[SOURCE MATERIAL]

--- START ---

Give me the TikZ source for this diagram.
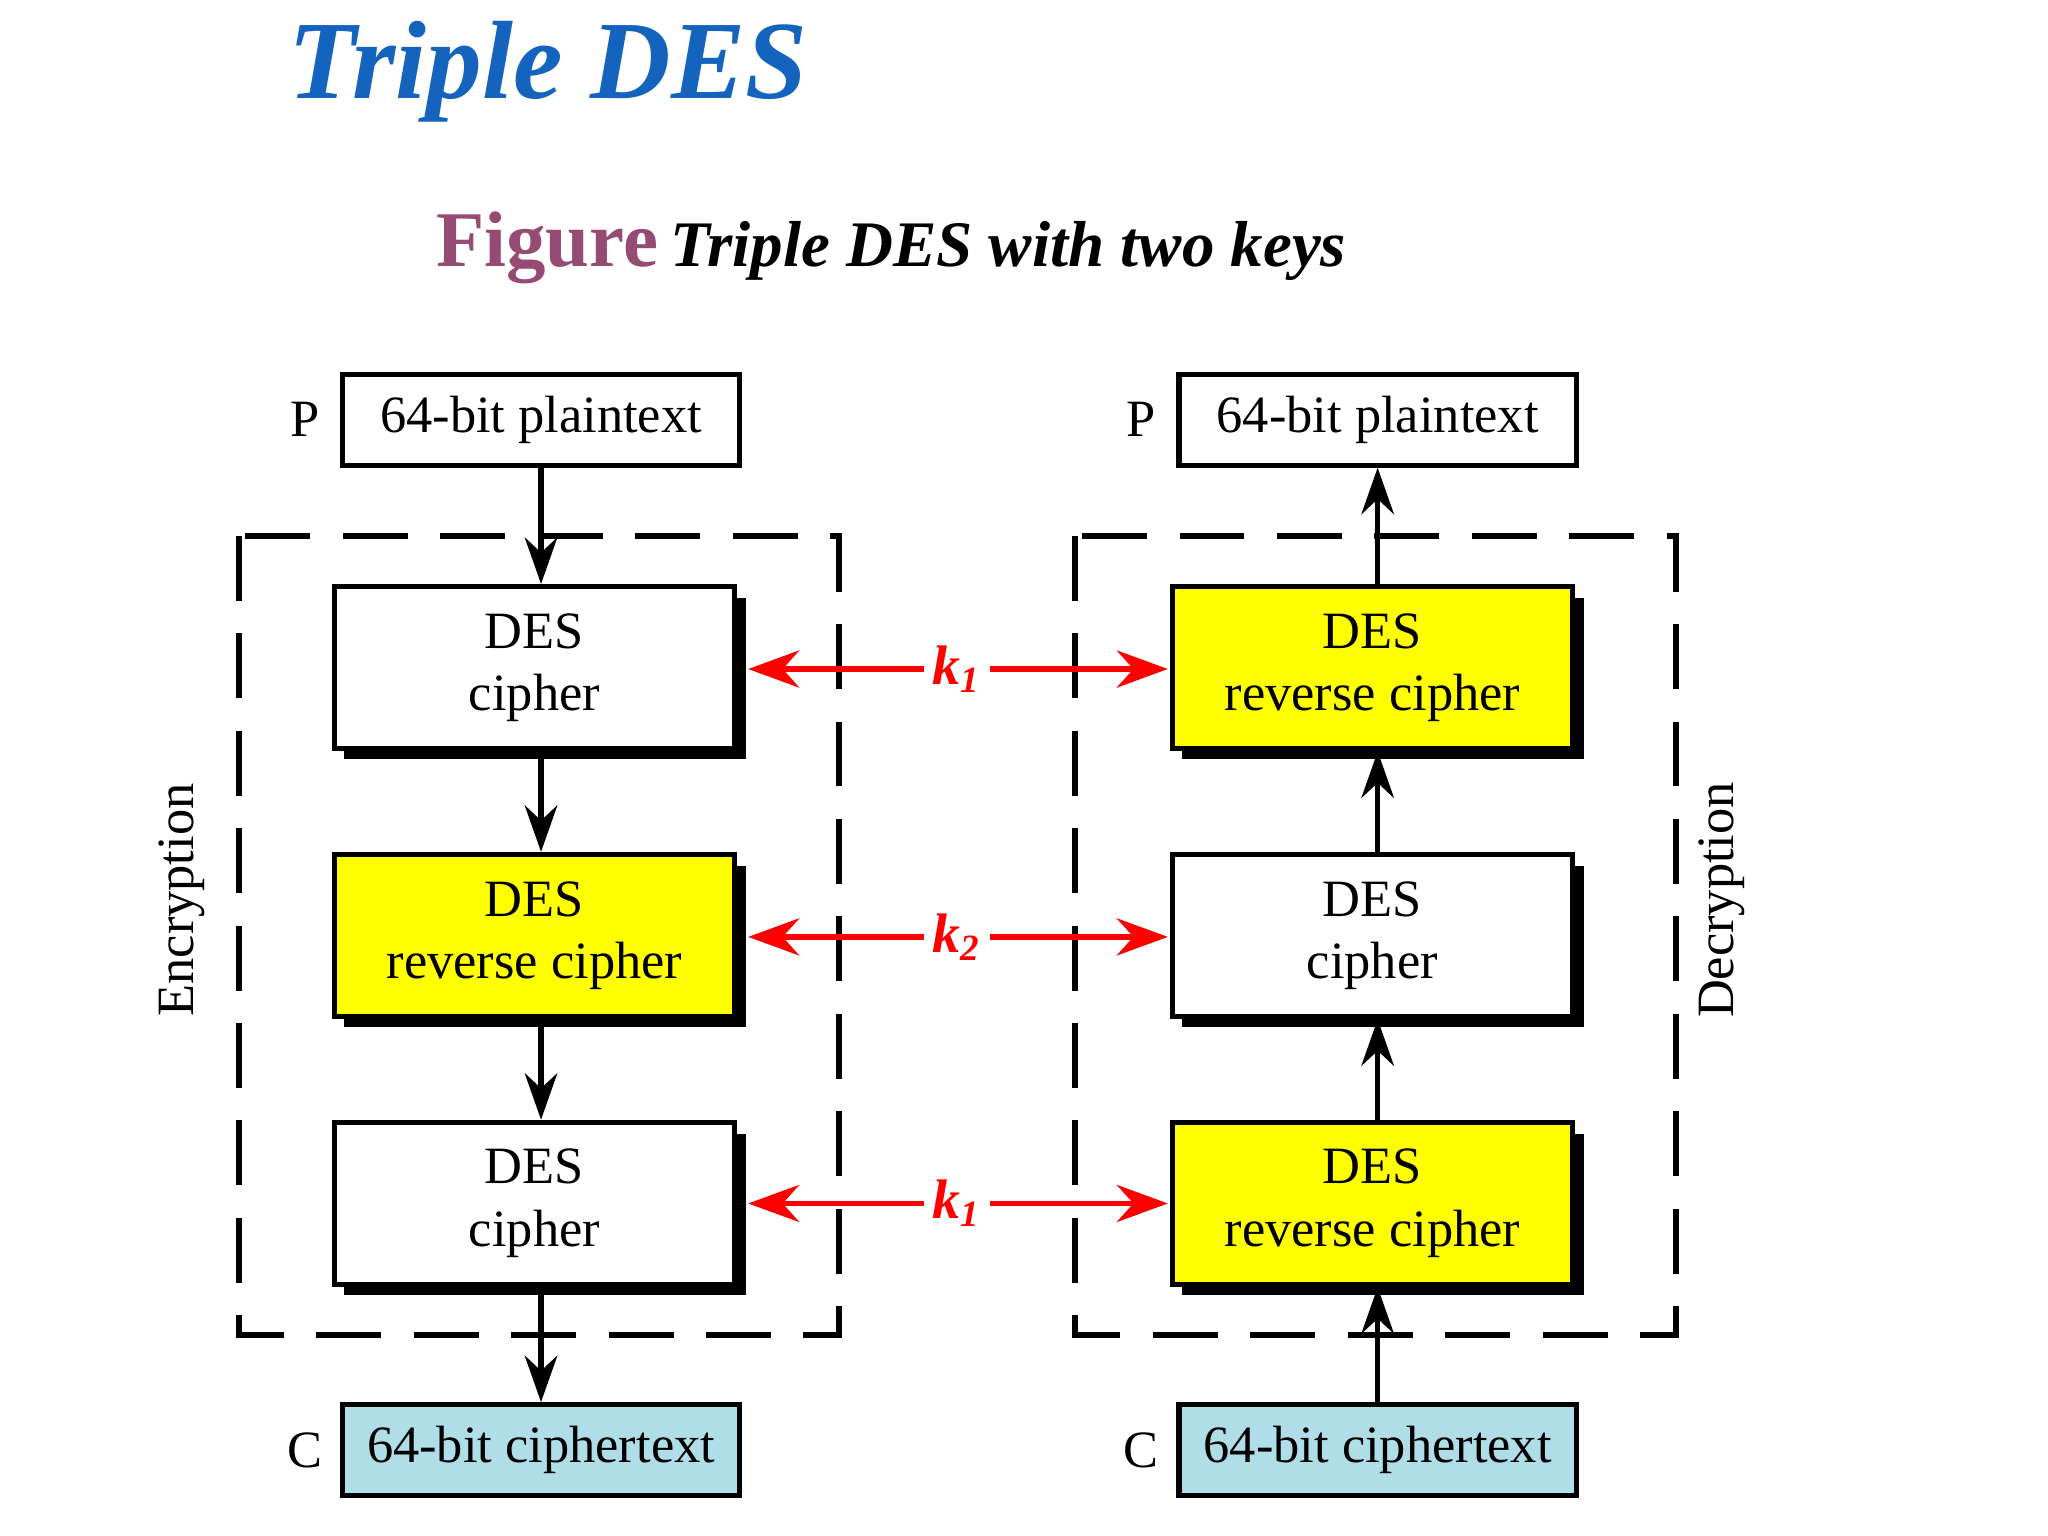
\documentclass[tikz,border=0pt]{standalone}
\usepackage{fontspec}
\setmainfont{Liberation Serif}
\usetikzlibrary{arrows.meta}
\definecolor{tblue}{RGB}{20,100,190}
\definecolor{plum}{RGB}{150,75,115}
\definecolor{dyel}{RGB}{255,255,0}
\definecolor{lblue}{RGB}{175,222,232}
\begin{document}
\begin{tikzpicture}[x=0.01cm,y=-0.01cm,
  txt/.style={font=\fontsize{11.3}{13.5}\selectfont},
  iobox/.style={draw,line width=1.1pt,minimum width=3.01cm,minimum height=0.69cm,txt,inner sep=0pt},
  desbox/.style={draw,line width=1.1pt,minimum width=3.03cm,minimum height=1.23cm,txt,align=center,inner sep=0pt},
  blk/.style={-{Stealth[length=10pt,width=7pt]},line width=1.2pt},
  redarr/.style={draw=red,-{Stealth[length=11pt,width=8pt]},line width=1.2pt},
  dashbox/.style={dash pattern=on 14pt off 7pt,line width=1.3pt},
  kl/.style={text=red,font=\fontsize{12}{14}\selectfont\bfseries\itshape}]
\useasboundingbox (0,0) rectangle (1552,1164);
\node[anchor=base west,text=tblue,font=\fontsize{24}{28}\selectfont\bfseries\itshape,inner sep=0] (title) at (218,75) {Triple DES};
\node[anchor=base west,inner sep=0] (cap) at (330,202) {{\color{plum}\fontsize{17}{20}\selectfont\bfseries Figure} {\fontsize{14}{17}\selectfont\bfseries\itshape Triple DES with two keys}};
\draw[dashbox] (181,406) rectangle (636,1012);
\draw[dashbox] (815,406) rectangle (1270,1012);
\node[rotate=90,txt] (enc) at (138,682) {Encryption};
\node[rotate=90,txt] (dec) at (1305,682) {Decryption};
% shadows
\foreach \x/\y in {405/506,405/709,405/912,1040/506,1040/709,1040/912}{
  \fill (\x-144,\y-53) rectangle (\x+160,\y+69);
}
% left
\node[iobox] (lp) at (410,318) {64-bit plaintext};
\node[txt] (lP) at (231,318) {P};
\node[desbox,fill=white] (l1) at (405,506) {DES\\cipher};
\node[desbox,fill=dyel] (l2) at (405,709) {DES\\reverse cipher};
\node[desbox,fill=white] (l3) at (405,912) {DES\\cipher};
\node[iobox,fill=lblue] (lc) at (410,1099) {64-bit ciphertext};
\node[txt] (lC) at (231,1099) {C};
% right
\node[iobox] (rp) at (1044,318) {64-bit plaintext};
\node[txt] (rP) at (865,318) {P};
\node[desbox,fill=dyel] (r1) at (1040,506) {DES\\reverse cipher};
\node[desbox,fill=white] (r2) at (1040,709) {DES\\cipher};
\node[desbox,fill=dyel] (r3) at (1040,912) {DES\\reverse cipher};
\node[iobox,fill=lblue] (rc) at (1044,1099) {64-bit ciphertext};
\node[txt] (rC) at (865,1099) {C};
% black arrows
\draw[blk] (lp.south) -- (lp.south |- l1.north);
\draw[blk] (lp.south |- l1.south) -- (lp.south |- l2.north);
\draw[blk] (lp.south |- l2.south) -- (lp.south |- l3.north);
\draw[blk] (lp.south |- l3.south) -- (lc.north);
\draw[blk] (rc.north) -- (rc.north |- r3.south);
\draw[blk] (rc.north |- r3.north) -- (rc.north |- r2.south);
\draw[blk] (rc.north |- r2.north) -- (rc.north |- r1.south);
\draw[blk] (rc.north |- r1.north) -- (rp.south);
% keys
\foreach \n/\k/\y in {a/1/507,b/2/710,c/1/912}{
  \node[kl,inner sep=0] (k\n) at (725,\y) {k\textsubscript{\k}};
  \draw[redarr] (k\n.west) ++(-6,0) -- (567,\y);
  \draw[redarr] (k\n.east) ++(6,0) -- (885,\y);
}
\end{tikzpicture}
\end{document}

--- END ---

Give an exact reproduction of every line, leaving out any picture.

[THE RESULT]
Give me the TikZ source for this diagram.
\documentclass[tikz,border=0pt]{standalone}
\usepackage{fontspec}
\setmainfont{Liberation Serif}
\usetikzlibrary{arrows.meta}
\definecolor{tblue}{RGB}{20,100,190}
\definecolor{plum}{RGB}{150,75,115}
\definecolor{dyel}{RGB}{255,255,0}
\definecolor{lblue}{RGB}{175,222,232}
\begin{document}
\begin{tikzpicture}[x=0.01cm,y=-0.01cm,
  txt/.style={font=\fontsize{11.3}{13.5}\selectfont},
  iobox/.style={draw,line width=1.1pt,minimum width=3.01cm,minimum height=0.69cm,txt,inner sep=0pt},
  desbox/.style={draw,line width=1.1pt,minimum width=3.03cm,minimum height=1.23cm,txt,align=center,inner sep=0pt},
  blk/.style={-{Stealth[length=10pt,width=7pt]},line width=1.2pt},
  redarr/.style={draw=red,-{Stealth[length=11pt,width=8pt]},line width=1.2pt},
  dashbox/.style={dash pattern=on 14pt off 7pt,line width=1.3pt},
  kl/.style={text=red,font=\fontsize{12}{14}\selectfont\bfseries\itshape}]
\useasboundingbox (0,0) rectangle (1552,1164);
\node[anchor=base west,text=tblue,font=\fontsize{24}{28}\selectfont\bfseries\itshape,inner sep=0] (title) at (218,75) {Triple DES};
\node[anchor=base west,inner sep=0] (cap) at (330,202) {{\color{plum}\fontsize{17}{20}\selectfont\bfseries Figure} {\fontsize{14}{17}\selectfont\bfseries\itshape Triple DES with two keys}};
\draw[dashbox] (181,406) rectangle (636,1012);
\draw[dashbox] (815,406) rectangle (1270,1012);
\node[rotate=90,txt] (enc) at (138,682) {Encryption};
\node[rotate=90,txt] (dec) at (1305,682) {Decryption};
% shadows
\foreach \x/\y in {405/506,405/709,405/912,1040/506,1040/709,1040/912}{
  \fill (\x-144,\y-53) rectangle (\x+160,\y+69);
}
% left
\node[iobox] (lp) at (410,318) {64-bit plaintext};
\node[txt] (lP) at (231,318) {P};
\node[desbox,fill=white] (l1) at (405,506) {DES\\cipher};
\node[desbox,fill=dyel] (l2) at (405,709) {DES\\reverse cipher};
\node[desbox,fill=white] (l3) at (405,912) {DES\\cipher};
\node[iobox,fill=lblue] (lc) at (410,1099) {64-bit ciphertext};
\node[txt] (lC) at (231,1099) {C};
% right
\node[iobox] (rp) at (1044,318) {64-bit plaintext};
\node[txt] (rP) at (865,318) {P};
\node[desbox,fill=dyel] (r1) at (1040,506) {DES\\reverse cipher};
\node[desbox,fill=white] (r2) at (1040,709) {DES\\cipher};
\node[desbox,fill=dyel] (r3) at (1040,912) {DES\\reverse cipher};
\node[iobox,fill=lblue] (rc) at (1044,1099) {64-bit ciphertext};
\node[txt] (rC) at (865,1099) {C};
% black arrows
\draw[blk] (lp.south) -- (lp.south |- l1.north);
\draw[blk] (lp.south |- l1.south) -- (lp.south |- l2.north);
\draw[blk] (lp.south |- l2.south) -- (lp.south |- l3.north);
\draw[blk] (lp.south |- l3.south) -- (lc.north);
\draw[blk] (rc.north) -- (rc.north |- r3.south);
\draw[blk] (rc.north |- r3.north) -- (rc.north |- r2.south);
\draw[blk] (rc.north |- r2.north) -- (rc.north |- r1.south);
\draw[blk] (rc.north |- r1.north) -- (rp.south);
% keys
\foreach \n/\k/\y in {a/1/507,b/2/710,c/1/912}{
  \node[kl,inner sep=0] (k\n) at (725,\y) {k\textsubscript{\k}};
  \draw[redarr] (k\n.west) ++(-6,0) -- (567,\y);
  \draw[redarr] (k\n.east) ++(6,0) -- (885,\y);
}
\end{tikzpicture}
\end{document}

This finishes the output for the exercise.